- Task to complete
Report only the number of lines in the records that contain the word "matplotlib".

Items from a dataset:
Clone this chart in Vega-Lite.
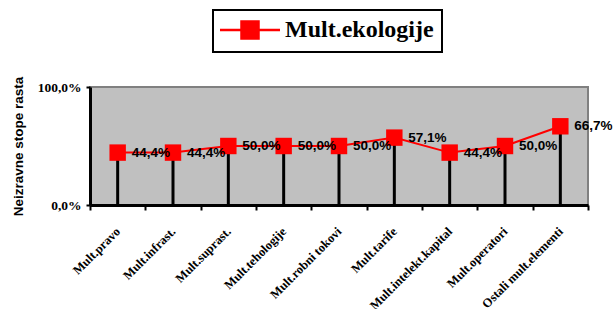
{
  "$schema": "https://vega.github.io/schema/vega-lite/v6.json",
  "width": 498,
  "height": 118,
  "autosize": {"type": "none"},
  "padding": {"left": 90, "top": 87, "right": 25, "bottom": 104},
  "background": "white",
  "config": {
    "locale": {"number": {"decimal": ",", "thousands": ".", "grouping": [3], "currency": ["", " €"]}},
    "view": {"fill": "#C0C0C0", "stroke": "#808080", "strokeWidth": 2},
    "axis": {"grid": false}
  },
  "data": {
    "values": [
      {"kategorija": "Mult.pravo", "vrijednost": 0.444, "serija": "Mult.ekologije"},
      {"kategorija": "Mult.infrast.", "vrijednost": 0.444, "serija": "Mult.ekologije"},
      {"kategorija": "Mult.suprast.", "vrijednost": 0.5, "serija": "Mult.ekologije"},
      {"kategorija": "Mult.tehologije", "vrijednost": 0.5, "serija": "Mult.ekologije"},
      {"kategorija": "Mult.robni tokovi", "vrijednost": 0.5, "serija": "Mult.ekologije"},
      {"kategorija": "Mult.tarife", "vrijednost": 0.571, "serija": "Mult.ekologije"},
      {"kategorija": "Mult.intelekt.kapital", "vrijednost": 0.444, "serija": "Mult.ekologije"},
      {"kategorija": "Mult.operatori", "vrijednost": 0.5, "serija": "Mult.ekologije"},
      {"kategorija": "Ostali mult.elementi", "vrijednost": 0.667, "serija": "Mult.ekologije"}
    ]
  },
  "encoding": {
    "x": {
      "field": "kategorija", "type": "nominal", "sort": null,
      "scale": {"paddingInner": 0, "paddingOuter": 0},
      "axis": {
        "title": null, "labelAngle": -45, "labelAlign": "right", "labelBaseline": "middle",
        "labelFont": "Liberation Serif", "labelFontWeight": "bold", "labelFontSize": 12.5,
        "labelColor": "black", "labelPadding": 19,
        "domainColor": "black", "domainWidth": 3,
        "tickBand": "extent", "tickColor": "black", "tickWidth": 2, "tickSize": 5
      }
    },
    "y": {
      "field": "vrijednost", "type": "quantitative",
      "scale": {"domain": [0, 1], "nice": false},
      "axis": {
        "title": "Neizravne stope rasta", "titleFont": "Liberation Sans", "titleFontWeight": "bold",
        "titleFontSize": 13.5, "titleColor": "black", "titlePadding": 12,
        "values": [0, 1], "format": ".1%",
        "labelFont": "Liberation Serif", "labelFontWeight": "bold", "labelFontSize": 13.5, "labelColor": "black",
        "labelPadding": 5,
        "domainColor": "black", "domainWidth": 3,
        "tickColor": "black", "tickWidth": 2, "tickSize": 4
      }
    }
  },
  "layer": [
    {
      "mark": {"type": "rule", "color": "black", "strokeWidth": 3},
      "encoding": {"y2": {"datum": 0}}
    },
    {
      "mark": {"type": "line", "color": "#FF0000", "strokeWidth": 2}
    },
    {
      "mark": {"type": "point", "shape": "square", "filled": true, "size": 270, "opacity": 1},
      "encoding": {
        "color": {
          "field": "serija", "type": "nominal",
          "scale": {"range": ["#FF0000"]},
          "legend": {
            "title": null, "orient": "none", "legendX": 123, "legendY": -77,
            "symbolType": "M-3,0H-0.85M0.85,0H3M-0.85,-0.85H0.85V0.85H-0.85Z",
            "symbolSize": 400, "symbolStrokeColor": "#FF0000", "symbolFillColor": "#FF0000",
            "symbolStrokeWidth": 2.5, "symbolOpacity": 1, "symbolOffset": 17,
            "labelFont": "Liberation Serif", "labelFontWeight": "bold", "labelFontSize": 24,
            "labelColor": "black", "labelOffset": 23,
            "strokeColor": "black", "fillColor": "white", "padding": 8,
            "cornerRadius": 0,
            "encode": {"legend": {"update": {"strokeWidth": {"value": 2}}}}
          }
        }
      }
    },
    {
      "mark": {"type": "text", "align": "left", "baseline": "middle", "dx": 14, "font": "Liberation Sans", "fontWeight": "bold", "fontSize": 13.5, "color": "black"},
      "encoding": {"text": {"field": "vrijednost", "type": "quantitative", "format": ".1%"}}
    }
  ]
}
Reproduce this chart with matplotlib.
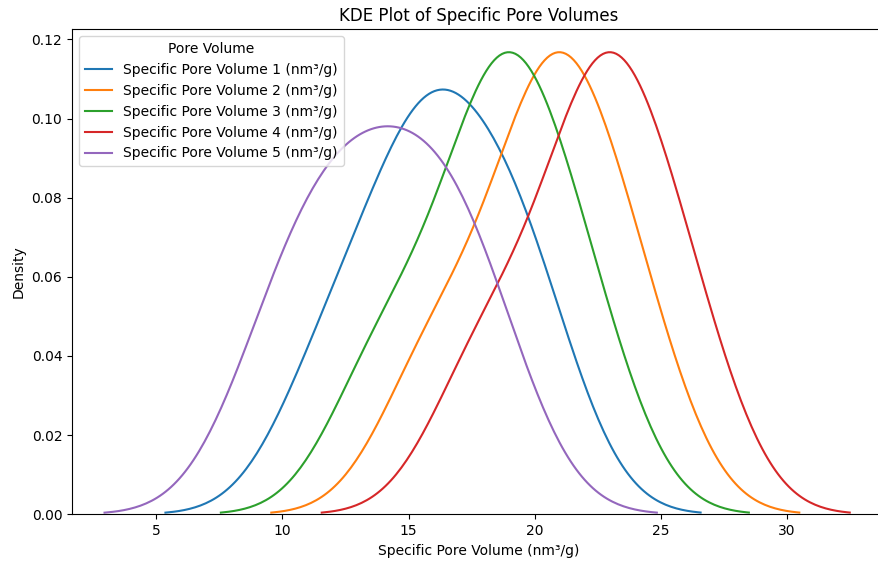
import pandas as pd
import matplotlib
matplotlib.use("Agg")
import matplotlib.pyplot as plt
import seaborn as sns

# Amostras estimadas a partir das curvas KDE
volume_1 = [11.97, 15.48, 15.48, 18.15, 19.97]
volume_2 = [16.01, 19.49, 20.66, 21.74, 24.04]
volume_3 = [14.01, 17.49, 18.66, 19.74, 22.04]
volume_4 = [18.01, 21.49, 22.66, 23.74, 26.04]
volume_5 = [9.85, 12.12, 13.97, 16.01, 17.94]

colunas = [f"Specific Pore Volume {i} (nm³/g)" for i in range(1, 6)]
dados = pd.DataFrame(dict(zip(colunas, [volume_1, volume_2, volume_3, volume_4, volume_5])))

fig, ax = plt.subplots(figsize=(8.79, 5.62), dpi=100)
# a imagem original foi recortada à direita, por isso o eixo passa da borda
fig.subplots_adjust(left=0.082, right=1.008, top=0.948, bottom=0.085)

for col in colunas:
    sns.kdeplot(dados[col], ax=ax, label=col)

ax.set_xlim(1.66, 33.93)
ax.legend(title="Pore Volume", loc="upper left")
ax.set_title("KDE Plot of Specific Pore Volumes")
ax.set_xlabel("Specific Pore Volume (nm³/g)")
ax.set_ylabel("Density")

fig.savefig("out.png", dpi=100)
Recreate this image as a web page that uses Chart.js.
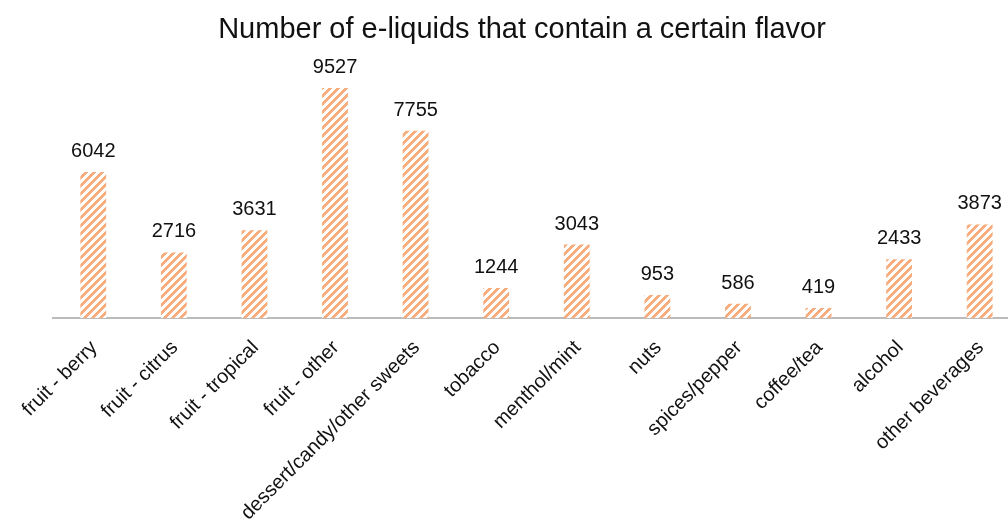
<!DOCTYPE html>
<html>
<head>
<meta charset="utf-8">
<title>E-liquid flavors</title>
<script src="https://cdn.jsdelivr.net/npm/chart.js@4.4.1/dist/chart.umd.min.js"></script>
<style>
  html, body { margin: 0; padding: 0; background: #ffffff; overflow: hidden; }
  #frame { width: 1008px; height: 522px; overflow: hidden; position: relative; }
  #holder { position: absolute; left: 0; top: 0; width: 1040px; height: 522px; }
</style>
</head>
<body>
<div id="frame"><div id="holder"><canvas id="chart"></canvas></div></div>
<script>
// Flavor categories and the number of e-liquids containing each one
const categories = [
  'fruit - berry', 'fruit - citrus', 'fruit - tropical', 'fruit - other',
  'dessert/candy/other sweets', 'tobacco', 'menthol/mint', 'nuts',
  'spices/pepper', 'coffee/tea', 'alcohol', 'other beverages'
];
const counts = [6042, 2716, 3631, 9527, 7755, 1244, 3043, 953, 586, 419, 2433, 3873];
const chartTitle = 'Number of e-liquids that contain a certain flavor';

const FONT = '"Liberation Sans", Arial, Helvetica, sans-serif';
const TEXT = '#111111';

// Upward-diagonal stripe fill for the bars
function stripePattern(color) {
  const size = 8;
  const tile = document.createElement('canvas');
  tile.width = size;
  tile.height = size;
  const t = tile.getContext('2d');
  t.fillStyle = '#ffffff';
  t.fillRect(0, 0, size, size);
  t.fillStyle = color;
  for (let y = 0; y < size; y++) {
    for (let x = 0; x < size; x++) {
      if ((x + y) % size < 4) t.fillRect(x, y, 1, 1);
    }
  }
  return t.createPattern(tile, 'repeat');
}

// Value printed above each bar
const valueLabels = {
  id: 'valueLabels',
  afterDatasetsDraw(chart) {
    const ctx = chart.ctx;
    const meta = chart.getDatasetMeta(0);
    const values = chart.data.datasets[0].data;
    ctx.save();
    ctx.font = '20px ' + FONT;
    ctx.fillStyle = TEXT;
    ctx.textAlign = 'center';
    ctx.textBaseline = 'alphabetic';
    meta.data.forEach((bar, i) => {
      ctx.fillText(String(values[i]), bar.x, bar.y - 15);
    });
    ctx.restore();
  }
};

new Chart(document.getElementById('chart'), {
  type: 'bar',
  data: {
    labels: categories,
    datasets: [{
      data: counts,
      backgroundColor: stripePattern('rgb(247,173,125)'),
      borderWidth: 0,
      categoryPercentage: 0.8,
      barPercentage: 0.4
    }]
  },
  options: {
    responsive: true,
    maintainAspectRatio: false,
    animation: false,
    layout: { padding: { left: 24, right: 20, top: 0, bottom: 0 } },
    plugins: {
      legend: { display: false },
      tooltip: { enabled: false },
      title: {
        display: true,
        text: chartTitle,
        color: TEXT,
        font: { family: FONT, size: 29, weight: 'normal' },
        padding: { top: 12.6, bottom: 5.0 }
      }
    },
    scales: {
      x: {
        grid: { display: false, drawTicks: false },
        border: { display: true, color: '#bbbbbb', width: 2 },
        ticks: {
          color: TEXT,
          font: { family: FONT, size: 20 },
          autoSkip: false,
          maxRotation: 45,
          minRotation: 45,
          padding: 18,
          labelOffset: 1
        },
        afterFit(scale) { scale.height = 204; }
      },
      y: {
        min: 0,
        max: 11000,
        grid: { display: false, drawTicks: false },
        border: { display: false },
        ticks: { display: false },
        afterFit(scale) { scale.width = 29; }
      }
    }
  },
  plugins: [valueLabels]
});
</script>
</body>
</html>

- Final result
4